Set down each line of the data below exactly as it stands, dropping the pictures.

** start of Provided data **

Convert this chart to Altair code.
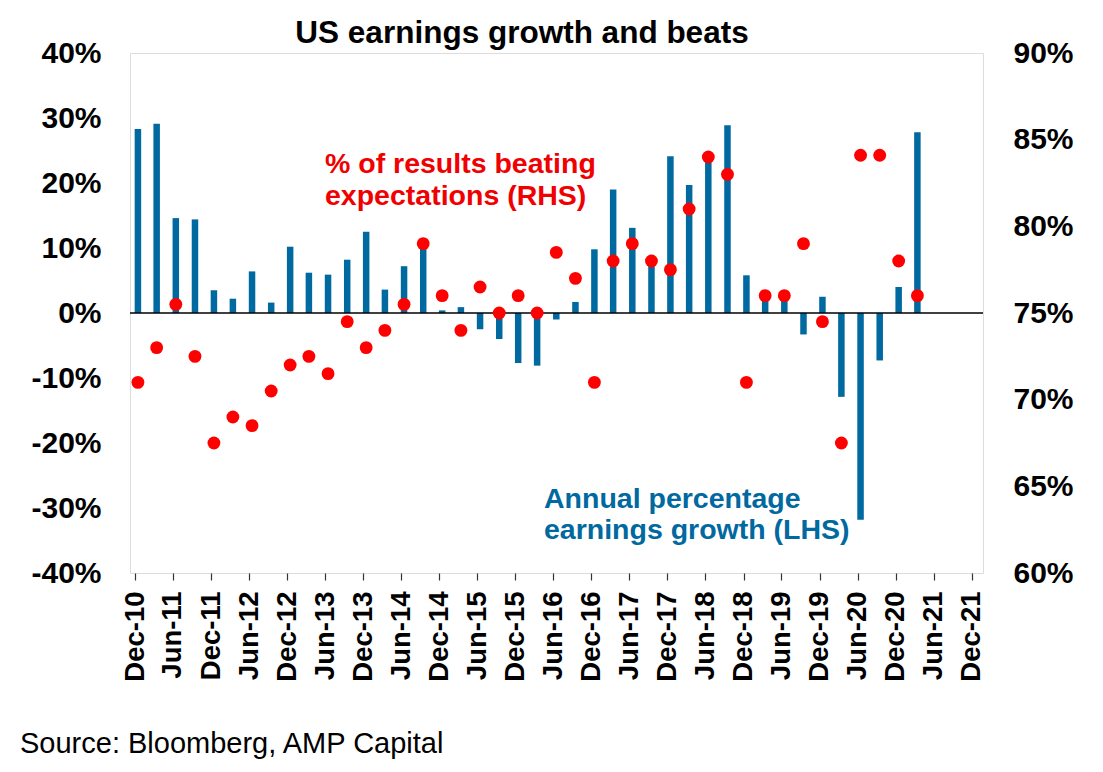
import altair as alt
import pandas as pd

# ---------------- data ----------------
quarters = ["2010-12", "2011-03", "2011-06", "2011-09", "2011-12", "2012-03", "2012-06", "2012-09",
            "2012-12", "2013-03", "2013-06", "2013-09", "2013-12", "2014-03", "2014-06", "2014-09",
            "2014-12", "2015-03", "2015-06", "2015-09", "2015-12", "2016-03", "2016-06", "2016-09",
            "2016-12", "2017-03", "2017-06", "2017-09", "2017-12", "2018-03", "2018-06", "2018-09",
            "2018-12", "2019-03", "2019-06", "2019-09", "2019-12", "2020-03", "2020-06", "2020-09",
            "2020-12", "2021-03"]

# Annual percentage earnings growth (LHS, %)
growth = [28.3, 29.1, 14.6, 14.4, 3.5, 2.2, 6.4, 1.6,
          10.2, 6.2, 5.9, 8.2, 12.5, 3.6, 7.2, 10.4,
          0.4, 0.9, -2.5, -4.0, -7.7, -8.1, -1.0, 1.7,
          9.8, 19.0, 13.1, 7.9, 24.1, 19.7, 24.0, 28.9,
          5.8, 2.5, 2.2, -3.3, 2.5, -12.9, -31.8, -7.3,
          4.0, 27.8]

# % of results beating expectations (RHS, %)
beats = [71.0, 73.0, 75.5, 72.5, 67.5, 69.0, 68.5, 70.5,
         72.0, 72.5, 71.5, 74.5, 73.0, 74.0, 75.5, 79.0,
         76.0, 74.0, 76.5, 75.0, 76.0, 75.0, 78.5, 77.0,
         71.0, 78.0, 79.0, 78.0, 77.5, 81.0, 84.0, 83.0,
         71.0, 76.0, 76.0, 79.0, 74.5, 67.5, 84.1, 84.1,
         78.0, 76.0]

x_tick_labels = ["Dec-10", "Jun-11", "Dec-11", "Jun-12", "Dec-12", "Jun-13", "Dec-13", "Jun-14",
                 "Dec-14", "Jun-15", "Dec-15", "Jun-16", "Dec-16", "Jun-17", "Dec-17", "Jun-18",
                 "Dec-18", "Jun-19", "Dec-19", "Jun-20", "Dec-20", "Jun-21", "Dec-21"]
lhs_ticks = [-40, -30, -20, -10, 0, 10, 20, 30, 40]
rhs_ticks = [60, 65, 70, 75, 80, 85, 90]

title_text = "US earnings growth and beats"
rhs_note = "% of results beating\nexpectations (RHS)"
lhs_note = "Annual percentage\nearnings growth (LHS)"
source_text = "Source: Bloomberg, AMP Capital"

# ---------------- build ----------------
MONTHS = {"Jan": 1, "Feb": 2, "Mar": 3, "Apr": 4, "May": 5, "Jun": 6,
          "Jul": 7, "Aug": 8, "Sep": 9, "Oct": 10, "Nov": 11, "Dec": 12}
tick_values = [alt.DateTime(year=2000 + int(t[4:]), month=MONTHS[t[:3]], date=1) for t in x_tick_labels]

df = pd.DataFrame({
    "date": [q + "-15T00:00:00" for q in quarters],
    "growth": growth,
    "beats": beats,
})

FONT = "Liberation Sans"
BLUE = "#0069A0"
RED = "#FF0000"

x_enc = alt.X(
    "date:T",
    title=None,
    scale=alt.Scale(domain=[alt.DateTime(year=2010, month=12, date=1),
                            alt.DateTime(year=2021, month=12, date=31)]),
    axis=alt.Axis(values=tick_values, format="%b-%y", labelAngle=270,
                  labelFontSize=27.5, labelFontWeight="bold", labelPadding=11,
                  tickSize=7, tickColor="#333", tickWidth=1.2, domain=False, grid=False,
                  labelOverlap=False, labelFont=FONT, labelColor="black"),
)

lhs_axis = alt.Axis(orient="left", values=lhs_ticks, labelExpr="datum.value + '%'",
                    labelFontSize=30, labelFontWeight="bold", labelPadding=29,
                    ticks=False, domain=False, grid=False, labelFont=FONT,
                    labelColor="black")
lhs_scale = alt.Scale(domain=[-40, 40], nice=False, zero=False)

base = alt.Chart(df)

bars = base.mark_bar(size=6.5, color=BLUE).encode(
    x=x_enc,
    y=alt.Y("growth:Q", title=None, scale=lhs_scale, axis=lhs_axis),
)

zero_line = alt.Chart(pd.DataFrame({"growth": [0]})).mark_rule(color="black", strokeWidth=1.5).encode(
    y=alt.Y("growth:Q", title=None, scale=lhs_scale, axis=lhs_axis),
)

points = base.mark_circle(size=165, color=RED, opacity=1).encode(
    x=x_enc,
    y=alt.Y("beats:Q", title=None,
            scale=alt.Scale(domain=[60, 90], nice=False, zero=False),
            axis=alt.Axis(orient="right", values=rhs_ticks, labelExpr="datum.value + '%'",
                          labelFontSize=30, labelFontWeight="bold", labelPadding=30,
                          ticks=False, domain=False, grid=False, labelFont=FONT,
                          labelColor="black")),
)

def text_layer(txt, x, y, size, color, weight="bold", align="left", line_height=32):
    return alt.Chart(pd.DataFrame({"t": [txt]})).mark_text(
        align=align, baseline="alphabetic", font=FONT, fontSize=size, fontWeight=weight,
        color=color, lineBreak="\n", lineHeight=line_height,
    ).encode(x=alt.value(x), y=alt.value(y), text="t:N")

title = text_layer(title_text, 392, -10, 31.5, "black", align="center")
note_rhs = text_layer(rhs_note, 195, 120, 28.5, "#F00000", line_height=32)
note_lhs = text_layer(lhs_note, 414, 455, 28.5, BLUE, line_height=31)
source = text_layer(source_text, -110, 700, 29, "black", weight="normal")

chart = alt.layer(
    alt.layer(bars, zero_line),
    points,
    note_rhs, note_lhs, title, source,
).resolve_scale(y="independent").properties(
    width=853, height=520,
    autosize=alt.AutoSizeParams(type="none"),
    padding={"left": 122, "top": 45, "right": 112, "bottom": 190},
).configure_view(stroke="#444", strokeWidth=1.2).configure(background="white")

chart.save("out.html", embed_options={"renderer": "svg", "actions": False})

** end of Provided data **

Response:
Convert this chart to Altair code.
import altair as alt
import pandas as pd

# ---------------- data ----------------
quarters = ["2010-12", "2011-03", "2011-06", "2011-09", "2011-12", "2012-03", "2012-06", "2012-09",
            "2012-12", "2013-03", "2013-06", "2013-09", "2013-12", "2014-03", "2014-06", "2014-09",
            "2014-12", "2015-03", "2015-06", "2015-09", "2015-12", "2016-03", "2016-06", "2016-09",
            "2016-12", "2017-03", "2017-06", "2017-09", "2017-12", "2018-03", "2018-06", "2018-09",
            "2018-12", "2019-03", "2019-06", "2019-09", "2019-12", "2020-03", "2020-06", "2020-09",
            "2020-12", "2021-03"]

# Annual percentage earnings growth (LHS, %)
growth = [28.3, 29.1, 14.6, 14.4, 3.5, 2.2, 6.4, 1.6,
          10.2, 6.2, 5.9, 8.2, 12.5, 3.6, 7.2, 10.4,
          0.4, 0.9, -2.5, -4.0, -7.7, -8.1, -1.0, 1.7,
          9.8, 19.0, 13.1, 7.9, 24.1, 19.7, 24.0, 28.9,
          5.8, 2.5, 2.2, -3.3, 2.5, -12.9, -31.8, -7.3,
          4.0, 27.8]

# % of results beating expectations (RHS, %)
beats = [71.0, 73.0, 75.5, 72.5, 67.5, 69.0, 68.5, 70.5,
         72.0, 72.5, 71.5, 74.5, 73.0, 74.0, 75.5, 79.0,
         76.0, 74.0, 76.5, 75.0, 76.0, 75.0, 78.5, 77.0,
         71.0, 78.0, 79.0, 78.0, 77.5, 81.0, 84.0, 83.0,
         71.0, 76.0, 76.0, 79.0, 74.5, 67.5, 84.1, 84.1,
         78.0, 76.0]

x_tick_labels = ["Dec-10", "Jun-11", "Dec-11", "Jun-12", "Dec-12", "Jun-13", "Dec-13", "Jun-14",
                 "Dec-14", "Jun-15", "Dec-15", "Jun-16", "Dec-16", "Jun-17", "Dec-17", "Jun-18",
                 "Dec-18", "Jun-19", "Dec-19", "Jun-20", "Dec-20", "Jun-21", "Dec-21"]
lhs_ticks = [-40, -30, -20, -10, 0, 10, 20, 30, 40]
rhs_ticks = [60, 65, 70, 75, 80, 85, 90]

title_text = "US earnings growth and beats"
rhs_note = "% of results beating\nexpectations (RHS)"
lhs_note = "Annual percentage\nearnings growth (LHS)"
source_text = "Source: Bloomberg, AMP Capital"

# ---------------- build ----------------
MONTHS = {"Jan": 1, "Feb": 2, "Mar": 3, "Apr": 4, "May": 5, "Jun": 6,
          "Jul": 7, "Aug": 8, "Sep": 9, "Oct": 10, "Nov": 11, "Dec": 12}
tick_values = [alt.DateTime(year=2000 + int(t[4:]), month=MONTHS[t[:3]], date=1) for t in x_tick_labels]

df = pd.DataFrame({
    "date": [q + "-15T00:00:00" for q in quarters],
    "growth": growth,
    "beats": beats,
})

FONT = "Liberation Sans"
BLUE = "#0069A0"
RED = "#FF0000"

x_enc = alt.X(
    "date:T",
    title=None,
    scale=alt.Scale(domain=[alt.DateTime(year=2010, month=12, date=1),
                            alt.DateTime(year=2021, month=12, date=31)]),
    axis=alt.Axis(values=tick_values, format="%b-%y", labelAngle=270,
                  labelFontSize=27.5, labelFontWeight="bold", labelPadding=11,
                  tickSize=7, tickColor="#333", tickWidth=1.2, domain=False, grid=False,
                  labelOverlap=False, labelFont=FONT, labelColor="black"),
)

lhs_axis = alt.Axis(orient="left", values=lhs_ticks, labelExpr="datum.value + '%'",
                    labelFontSize=30, labelFontWeight="bold", labelPadding=29,
                    ticks=False, domain=False, grid=False, labelFont=FONT,
                    labelColor="black")
lhs_scale = alt.Scale(domain=[-40, 40], nice=False, zero=False)

base = alt.Chart(df)

bars = base.mark_bar(size=6.5, color=BLUE).encode(
    x=x_enc,
    y=alt.Y("growth:Q", title=None, scale=lhs_scale, axis=lhs_axis),
)

zero_line = alt.Chart(pd.DataFrame({"growth": [0]})).mark_rule(color="black", strokeWidth=1.5).encode(
    y=alt.Y("growth:Q", title=None, scale=lhs_scale, axis=lhs_axis),
)

points = base.mark_circle(size=165, color=RED, opacity=1).encode(
    x=x_enc,
    y=alt.Y("beats:Q", title=None,
            scale=alt.Scale(domain=[60, 90], nice=False, zero=False),
            axis=alt.Axis(orient="right", values=rhs_ticks, labelExpr="datum.value + '%'",
                          labelFontSize=30, labelFontWeight="bold", labelPadding=30,
                          ticks=False, domain=False, grid=False, labelFont=FONT,
                          labelColor="black")),
)

def text_layer(txt, x, y, size, color, weight="bold", align="left", line_height=32):
    return alt.Chart(pd.DataFrame({"t": [txt]})).mark_text(
        align=align, baseline="alphabetic", font=FONT, fontSize=size, fontWeight=weight,
        color=color, lineBreak="\n", lineHeight=line_height,
    ).encode(x=alt.value(x), y=alt.value(y), text="t:N")

title = text_layer(title_text, 392, -10, 31.5, "black", align="center")
note_rhs = text_layer(rhs_note, 195, 120, 28.5, "#F00000", line_height=32)
note_lhs = text_layer(lhs_note, 414, 455, 28.5, BLUE, line_height=31)
source = text_layer(source_text, -110, 700, 29, "black", weight="normal")

chart = alt.layer(
    alt.layer(bars, zero_line),
    points,
    note_rhs, note_lhs, title, source,
).resolve_scale(y="independent").properties(
    width=853, height=520,
    autosize=alt.AutoSizeParams(type="none"),
    padding={"left": 122, "top": 45, "right": 112, "bottom": 190},
).configure_view(stroke="#444", strokeWidth=1.2).configure(background="white")

chart.save("out.html", embed_options={"renderer": "svg", "actions": False})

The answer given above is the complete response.